10. Oktober 2018
KIFF – Aarau
Bands: Mother’s Cake / The Hirsch Effekt
Donnerstag, oder wie man ihn liebevoll auch nennt, der kleine Freitag, lockte mit seinen Abendstunden eine doch ansehnliche Menge an Besucherinnen und Besuchern in das Foyer des KIFF. Wobei die grosse Frage für die restlichen Stunden natürlich blieb: Wieso spielen die beiden Bands nicht in einem viel grösseren Lokal? Wo sind die Hundertschaften, die den Songs huldigen und diesen Mannen eine ganze Saison lang nachreisen? Verdient wäre es auf jeden Fall, aber dann hätten sie wohl nicht in Aarau Halt gemacht.
Für eine grosse Portion Aufgewecktheit sorgten The Hirsch Effekt, die sich so hyperaktiv und ungebändigt wie eh und je auf der kleinen Bühne zeigten. Seit elf Jahren toben Frontmann Nils Wittrock und seine Begleiter als Meister des Artcores zwischen Gehirne und Nacken umher. Und ich spürte in Aarau wieder, dass ich ihr aktuelles Werk „Eskapist“ auf keinen Fall verdaut habe. Die Mischung aus ultraharten Blasts, Gitarren- und Bassspiel in Lichtgeschwindigkeit und ausufernden, melodischen Passagen war fordernd, ein klanglicher Überfluss, der Wahn.
Viele Ideen und noch mehr Kaffee, was Wittrock nicht nur in seinem Buch über die Bandgeschichte beschrieb, sondern sich am Konzert klar bemerkbar machte – The Hirsch Effekt brauchen keine weiteren Substanzen und wirbelten schon fast unkontrolliert in ihren Kompositionen umher. Nebst Tapping und zerfetzten Plektren gab es zuckende Bewegungen, viele Posen auf der bandeigenen Nebel- und Strobokiste durch Bassisten Ilja Lappin und zu den Liedern passende Grimassen von Moritz Schmidt hinter den Trommeln. „Xenophotopia“ und andere Brecher, Metal-, Math- und sonstige Cores zugleich und zahlreich.
Der Kontrast, den Mother’s Cake aus Österreich danach boten, sorgte für eine Verwunderung. Wieso werden hier so selten die Taktarten gewechselt? Wieso spielte das Trio so langsam? Dieser progressive Hard Rock gewann im direkten Vergleich zum vorangegangenen Tornado keine Rekorde, wollte dies aber gar nicht. Hier herrschten, nebst den Rauchschwaden von Bassisten Benedikt Trenkwalder, eine entspannte Ausgelassenheit und Bier.
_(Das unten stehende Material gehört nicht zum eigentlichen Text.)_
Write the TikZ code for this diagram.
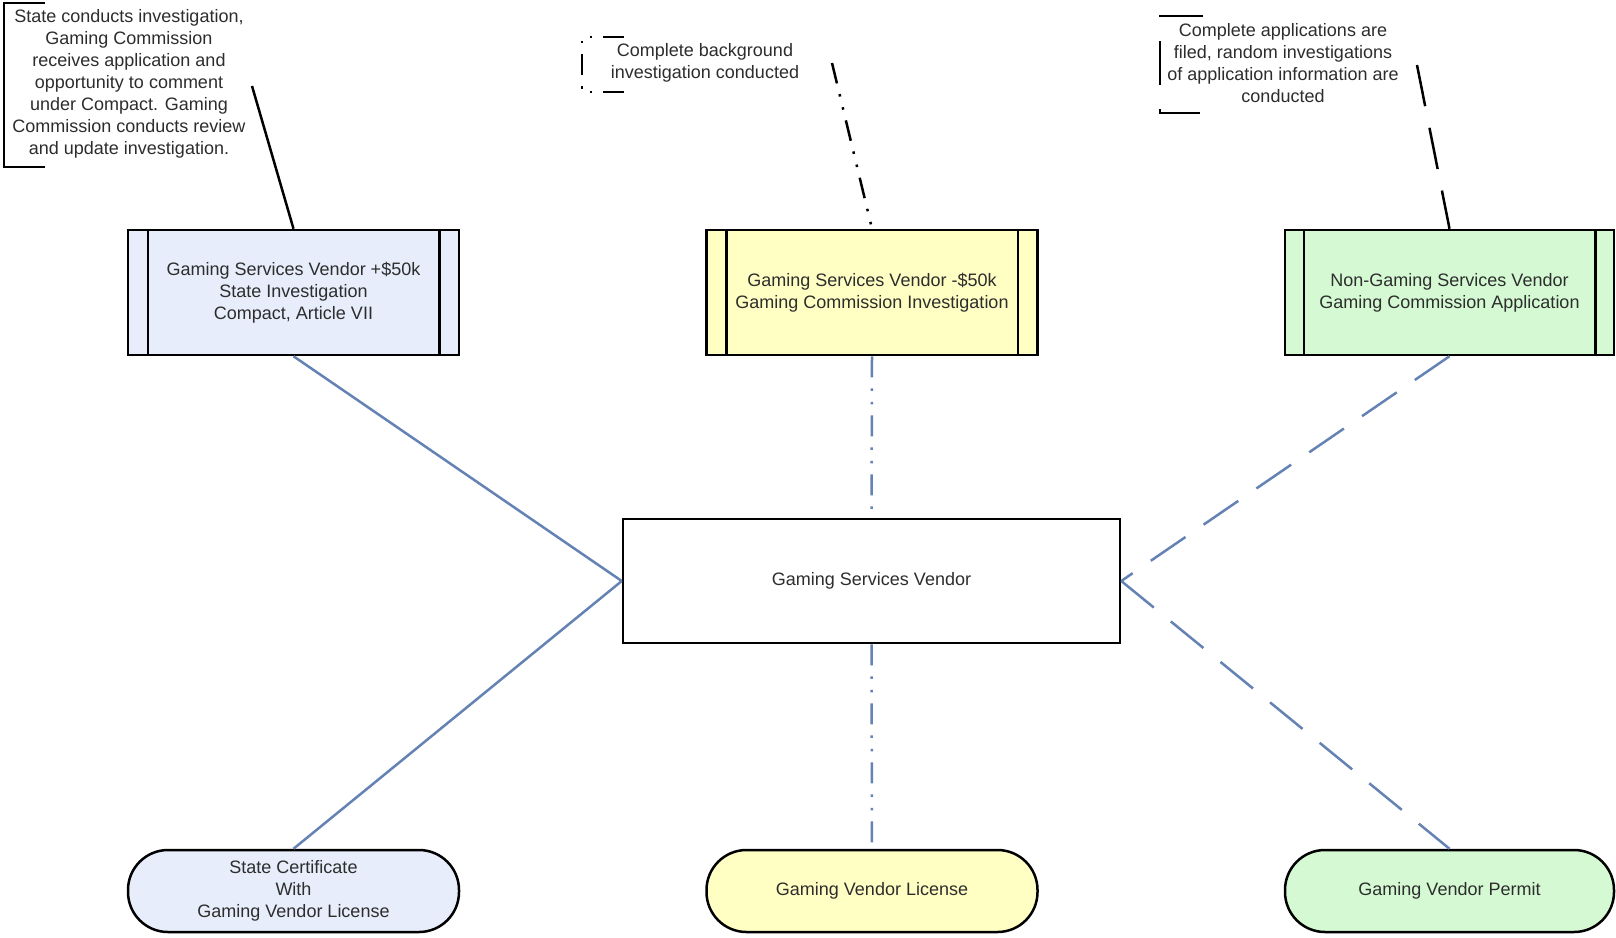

Stroboblitze und harte Kontraste? Nein danke, lieber Groove und ausgewalzte Rhythmen. Frontmann Yves Krismer bändigte weder seine Haare noch Gitarrensaiten, die Farben eroberten die Scheinwerfer zurück.
„Creation’s Finest“ trotz all der Lässigkeit, in grossartig geschriebenen Liedern, welche mit viel Druck und Freude im KIFF gespielt wurden. Mother’s Cake, die sich ebenfalls im Jahre 2008 gegründet haben, erinnerten nicht nur an die seligen Zeiten der Rockmusik, sondern erlaubten sich Ausflüge in die Neunziger und zu Lenny Kravitz. Ohne jemals das Gesicht zu verlieren, ohne ihre Tätigkeit zu ernst zu nehmen. Da wurde eine Zugabe verlangt, bevor die Typen von der Bühne gingen, da wurden die Frisuren durch den Raum gewirbelt. Und wer als Band von unbekannten Verehrerinnen Blumen auf die Bühne gereicht bekommt, der hat wirklich alles richtig gemacht.